The revolutions of the 20th century are thoroughly modern ones, withstanding the fact that the Chinese Revolution was located for the most part in the countryside. But the prize was the capture of the cities and of the engines for the production of wealth. What you saw, however, in both revolutions were critical differences. The Bolshevik Revolution in Russia, the Bolshevik Party regarding itself as a vanguard party, was in fact in itself an elitist movement that claimed to speak for the people because the people could not speak freely and in an organized way off themselves. Then the vanguard spoke for them. In a way, in Russia the vanguard never stopped speaking for the people, and the party became more powerful. It may have been Marx’s intention for the state to wither away, but the party itself showed no signs of withering away until after 1989.
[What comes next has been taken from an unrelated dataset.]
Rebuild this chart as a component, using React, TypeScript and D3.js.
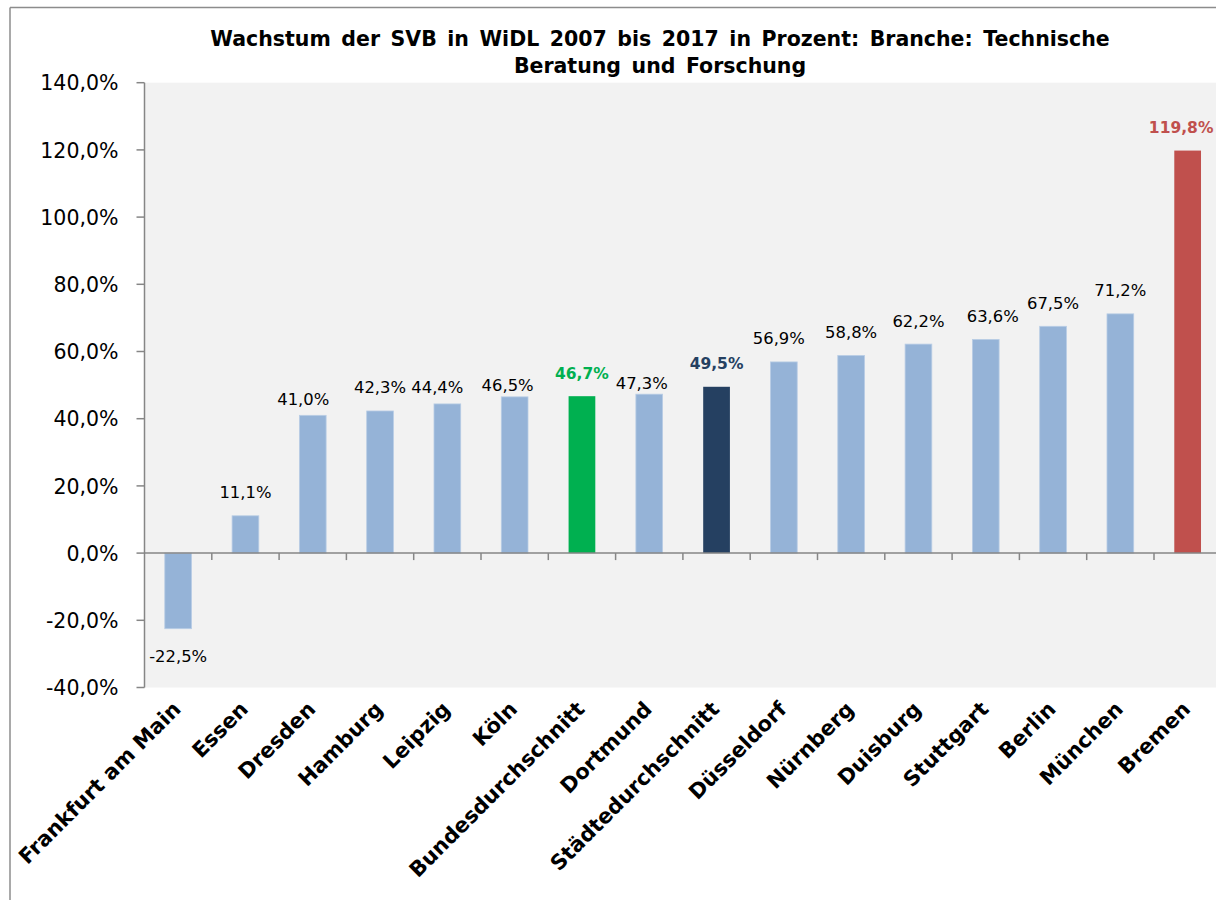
import React from "react";
import * as d3 from "d3";

const categories = [
  "Frankfurt am Main", "Essen", "Dresden", "Hamburg", "Leipzig", "Köln",
  "Bundesdurchschnitt", "Dortmund", "Städtedurchschnitt", "Düsseldorf",
  "Nürnberg", "Duisburg", "Stuttgart", "Berlin", "München", "Bremen",
];
const values = [
  -22.5, 11.1, 41.0, 42.3, 44.4, 46.5, 46.7, 47.3, 49.5, 56.9, 58.8, 62.2,
  63.6, 67.5, 71.2, 119.8,
];
const yTicks = [-40, -20, 0, 20, 40, 60, 80, 100, 120, 140];
const titleLines = [
  "Wachstum der SVB in WiDL 2007 bis 2017 in Prozent: Branche: Technische",
  "Beratung und Forschung",
];

// styling
const highlight: Record<string, { fill: string; bold: boolean }> = {
  Bundesdurchschnitt: { fill: "#00b050", bold: true },
  "Städtedurchschnitt": { fill: "#254061", bold: true },
  Bremen: { fill: "#c0504d", bold: true },
};
const baseFill = "#95b3d7";
// manual label nudges (dx, dy) as in the original layout
const labelNudge: Record<string, [number, number]> = {
  Dresden: [-9.5, 7],
  Leipzig: [-10, 7],
  "Köln": [-7, 11.5],
  Dortmund: [-7.5, 12.5],
  "Düsseldorf": [-5, 0],
  Stuttgart: [7, 0],
  Bremen: [-6.5, 0],
};

const fmt = (v: number, d = 1) => v.toFixed(d).replace(".", ",") + "%";

export default function App() {
  const W = 1216, H = 900;
  const x0 = 144.5, x1 = 144.5 + 67.3 * 16;
  const yTop = 82.7, yBot = 687.5;
  const x = d3.scaleBand<string>().domain(categories).range([x0, x1])
    .paddingInner(0.603).paddingOuter(0.3015);
  const y = d3.scaleLinear().domain([-40, 140]).range([yBot, yTop]);
  const step = x.step();
  const axisColor = "#868686";
  const font = "'DejaVu Sans', Verdana, sans-serif";

  return (
    <svg width={W} height={H} style={{ position: "absolute", left: 0, top: 0, background: "#fff" }}
      fontFamily={font}>
      {/* outer frame */}
      <line x1={10} y1={7.5} x2={W} y2={7.5} stroke="#8c8c8c" strokeWidth={1.5} />
      <line x1={10} y1={7.5} x2={10} y2={H} stroke="#8c8c8c" strokeWidth={1.5} />

      {/* title */}
      {titleLines.map((t, i) => (
        <text key={i} x={660} y={46 + i * 27} textAnchor="middle" fontWeight="bold"
          fontSize={20.5} wordSpacing={3.4} fill="#000">{t}</text>
      ))}

      {/* plot area */}
      <rect x={x0} y={yTop} width={x1 - x0} height={yBot - yTop} fill="#f2f2f2" />

      {/* bars */}
      {categories.map((c, i) => {
        const v = values[i];
        const fill = highlight[c]?.fill ?? baseFill;
        const bx = x(c)!;
        const top = y(Math.max(0, v));
        const h = Math.abs(y(v) - y(0));
        return <rect key={c} x={bx} y={top} width={x.bandwidth()} height={h} fill={fill}
          stroke={highlight[c] ? "none" : "#b9cde5"} strokeWidth={0.8} />;
      })}

      {/* y axis */}
      <line x1={x0} y1={yTop} x2={x0} y2={yBot} stroke={axisColor} strokeWidth={1.5} />
      {yTicks.map((t) => (
        <g key={t}>
          <line x1={x0 - 8} x2={x0} y1={y(t)} y2={y(t)} stroke={axisColor} strokeWidth={1.5} />
          <text x={118.5} y={y(t) + 7.6} textAnchor="end" fontSize={20.5} fill="#000">
            {fmt(t)}
          </text>
        </g>
      ))}

      {/* x axis at zero */}
      <line x1={x0} y1={y(0)} x2={x1} y2={y(0)} stroke={axisColor} strokeWidth={1.5} />
      {d3.range(1, categories.length).map((k) => (
        <line key={k} x1={x0 + k * step} x2={x0 + k * step} y1={y(0)} y2={y(0) + 7}
          stroke={axisColor} strokeWidth={1.5} />
      ))}

      {/* data labels */}
      {categories.map((c, i) => {
        const v = values[i];
        const hl = highlight[c];
        const [dx, dy] = labelNudge[c] ?? [0, 0];
        const cx = x(c)! + x.bandwidth() / 2 + dx;
        const ly = v >= 0 ? y(v) - 17.5 + dy : y(v) + 33;
        return (
          <text key={c} x={cx} y={ly} textAnchor="middle" fontSize={hl ? 15.5 : 16.4}
            fontWeight={hl ? "bold" : "normal"} fill={hl ? hl.fill : "#000"}>
            {fmt(v)}
          </text>
        );
      })}

      {/* category labels */}
      {categories.map((c) => {
        const cx = x(c)! + x.bandwidth() / 2;
        return (
          <text key={c} transform={`translate(${cx + 4},${710.5}) rotate(-45)`}
            textAnchor="end" fontWeight="bold" fontSize={21} fill="#000">{c}</text>
        );
      })}
    </svg>
  );
}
In China, the party has not whithered away at all. It certainly transformed itself. Still very much in power, however. It’s transformed itself into a capitalist engine of growth. The socialist ideals are there only in rhetorical terms. But here you can say there was a revolution that fundamentally transformed a country—a vast country. A country with thousands of years of recorded history. And in those thousands of years of recorded history, not one era until the modern era where there was the idea of equality. The idea that there was not simply a hierarchy in society, but there could be the possibility, at least in ideology and in rhetoric, of a flat line equality where everyone had the same rights.
Of course, in actual practice the Communist Party remains very very much the superior organ in Chinese society. It’ll take a long time for its hegemony to be eroded. But the breakthrough in thought behind the Chinese Revolution was something very revolutionary in terms of the totality of Chinese history. In Russia, you had at least some association with the currents of thought in the rest of Europe. In the American and French revolutions you had a curious trans-Atlantic commerce in thought. Someone like Thomas Paine transacted the revolutions in both countries, crossing the Atlantic to be a proselytizer of change in both the United States and in France. And of course they drew on the ideas of the English Revolution of the possibility of major reform, of equality, and of the possibility of governments that were answerable to the people. What I think is now missing in the Chinese state, accomplished by revolutionary means, is of course that latter-day answerability to the people.